Work to be completed: Repeat, exactly and completely, the material that follows. Omit the pictures.

● ● ● ●

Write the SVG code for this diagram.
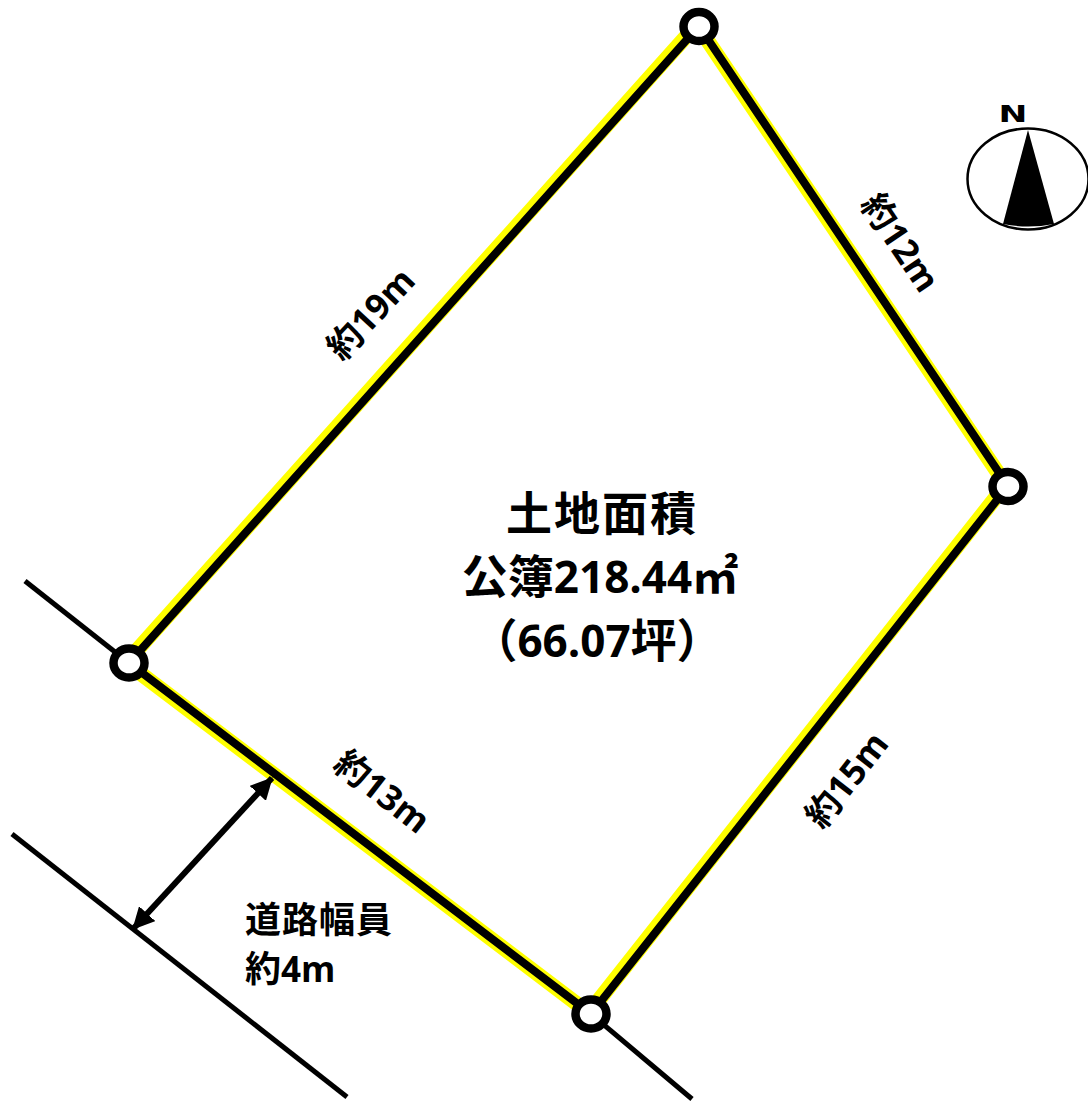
<svg xmlns="http://www.w3.org/2000/svg" width="1088" height="1102" viewBox="0 0 1088 1102">
<style>
text{font-family:"Open Sans","Noto Sans CJK JP",sans-serif;font-weight:700;fill:#000}
.big{font-size:44px;text-anchor:middle}
.cjk{font-size:46px;font-family:"Noto Sans CJK JP",sans-serif}
.lab{font-size:35px;text-anchor:middle}
.road{font-size:36px}
.thin{stroke:#000;stroke-width:5;fill:none}
.ring{fill:#fff;stroke:#000;stroke-width:8.500}
</style>
<defs>
<marker id="ah" markerUnits="userSpaceOnUse" markerWidth="22" markerHeight="22" refX="19" refY="10" orient="auto-start-reverse" viewBox="0 0 20 20"><path d="M0 0L20 10L0 20Z" fill="#000"/></marker>
</defs>
<rect width="1088" height="1102" fill="#fff"/>
<g id="connectors">
<path id="boundary-yellow" d="M127.100 661.300L697.100 24.300M698.200 26.600L1007.200 486.600M1006 484.500L589 1012.500M591 1014.500L128 664" fill="none" stroke="#ff0" stroke-width="15"/>
<path id="boundary" d="M129 663L699 26L1008 486L591 1014Z" fill="none" stroke="#000" stroke-width="8"/>
<path class="thin" d="M25 581L129 663"/>
<path class="thin" d="M591 1014L692 1099"/>
<path class="thin" d="M12 834L347 1097"/>
<path d="M133 929L272 778" stroke="#000" stroke-width="6" fill="none" marker-start="url(#ah)" marker-end="url(#ah)"/>
</g>
<g id="north">
<ellipse cx="1028" cy="179" rx="60.500" ry="50.500" fill="#fff" stroke="#000" stroke-width="2.500"/>
<path d="M1028 130L1003 224Q1028 229 1054 224Z" fill="#000"/>
<text x="0" y="0" font-size="23" text-anchor="middle" transform="translate(1013 121.500) scale(1.5 1)" style="font-family:'DejaVu Sans'">N</text>
</g>
<g id="vertex-b"><ellipse class="ring" cx="699" cy="26.500" rx="15.500" ry="14.500"/></g>
<g id="vertex-c"><ellipse class="ring" cx="1008" cy="486.500" rx="15.500" ry="14.500"/></g>
<g id="vertex-a"><ellipse class="ring" cx="129" cy="663" rx="15.500" ry="14.500"/></g>
<g id="vertex-d"><ellipse class="ring" cx="591" cy="1014" rx="15.500" ry="14.500"/></g>
<g id="area">
<text class="big" x="602" y="530"><tspan class="cjk" letter-spacing="2">土地面積</tspan></text>
<text class="big" x="600" y="593"><tspan class="cjk">公簿</tspan>218.44<tspan class="cjk">㎡</tspan></text>
<text class="big" x="597" y="657"><tspan class="cjk">（</tspan>66.07<tspan class="cjk">坪）</tspan></text>
</g>
<g id="labels">
<text class="lab" transform="translate(371 314) rotate(-47)" y="12">約19m</text>
<text class="lab" transform="translate(900 243) rotate(56)" y="12">約12m</text>
<text class="lab" transform="translate(382 792) rotate(38)" y="12">約13m</text>
<text class="lab" transform="translate(847 780) rotate(-52)" y="12">約15m</text>
<text class="road" x="245" y="933" letter-spacing="1">道路幅員</text>
<text class="road" x="245" y="982">約<tspan font-size="35">4m</tspan></text>
</g>
</svg>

● ● ● ●

Task response:
Write the SVG code for this diagram.
<svg xmlns="http://www.w3.org/2000/svg" width="1088" height="1102" viewBox="0 0 1088 1102">
<style>
text{font-family:"Open Sans","Noto Sans CJK JP",sans-serif;font-weight:700;fill:#000}
.big{font-size:44px;text-anchor:middle}
.cjk{font-size:46px;font-family:"Noto Sans CJK JP",sans-serif}
.lab{font-size:35px;text-anchor:middle}
.road{font-size:36px}
.thin{stroke:#000;stroke-width:5;fill:none}
.ring{fill:#fff;stroke:#000;stroke-width:8.500}
</style>
<defs>
<marker id="ah" markerUnits="userSpaceOnUse" markerWidth="22" markerHeight="22" refX="19" refY="10" orient="auto-start-reverse" viewBox="0 0 20 20"><path d="M0 0L20 10L0 20Z" fill="#000"/></marker>
</defs>
<rect width="1088" height="1102" fill="#fff"/>
<g id="connectors">
<path id="boundary-yellow" d="M127.100 661.300L697.100 24.300M698.200 26.600L1007.200 486.600M1006 484.500L589 1012.500M591 1014.500L128 664" fill="none" stroke="#ff0" stroke-width="15"/>
<path id="boundary" d="M129 663L699 26L1008 486L591 1014Z" fill="none" stroke="#000" stroke-width="8"/>
<path class="thin" d="M25 581L129 663"/>
<path class="thin" d="M591 1014L692 1099"/>
<path class="thin" d="M12 834L347 1097"/>
<path d="M133 929L272 778" stroke="#000" stroke-width="6" fill="none" marker-start="url(#ah)" marker-end="url(#ah)"/>
</g>
<g id="north">
<ellipse cx="1028" cy="179" rx="60.500" ry="50.500" fill="#fff" stroke="#000" stroke-width="2.500"/>
<path d="M1028 130L1003 224Q1028 229 1054 224Z" fill="#000"/>
<text x="0" y="0" font-size="23" text-anchor="middle" transform="translate(1013 121.500) scale(1.5 1)" style="font-family:'DejaVu Sans'">N</text>
</g>
<g id="vertex-b"><ellipse class="ring" cx="699" cy="26.500" rx="15.500" ry="14.500"/></g>
<g id="vertex-c"><ellipse class="ring" cx="1008" cy="486.500" rx="15.500" ry="14.500"/></g>
<g id="vertex-a"><ellipse class="ring" cx="129" cy="663" rx="15.500" ry="14.500"/></g>
<g id="vertex-d"><ellipse class="ring" cx="591" cy="1014" rx="15.500" ry="14.500"/></g>
<g id="area">
<text class="big" x="602" y="530"><tspan class="cjk" letter-spacing="2">土地面積</tspan></text>
<text class="big" x="600" y="593"><tspan class="cjk">公簿</tspan>218.44<tspan class="cjk">㎡</tspan></text>
<text class="big" x="597" y="657"><tspan class="cjk">（</tspan>66.07<tspan class="cjk">坪）</tspan></text>
</g>
<g id="labels">
<text class="lab" transform="translate(371 314) rotate(-47)" y="12">約19m</text>
<text class="lab" transform="translate(900 243) rotate(56)" y="12">約12m</text>
<text class="lab" transform="translate(382 792) rotate(38)" y="12">約13m</text>
<text class="lab" transform="translate(847 780) rotate(-52)" y="12">約15m</text>
<text class="road" x="245" y="933" letter-spacing="1">道路幅員</text>
<text class="road" x="245" y="982">約<tspan font-size="35">4m</tspan></text>
</g>
</svg>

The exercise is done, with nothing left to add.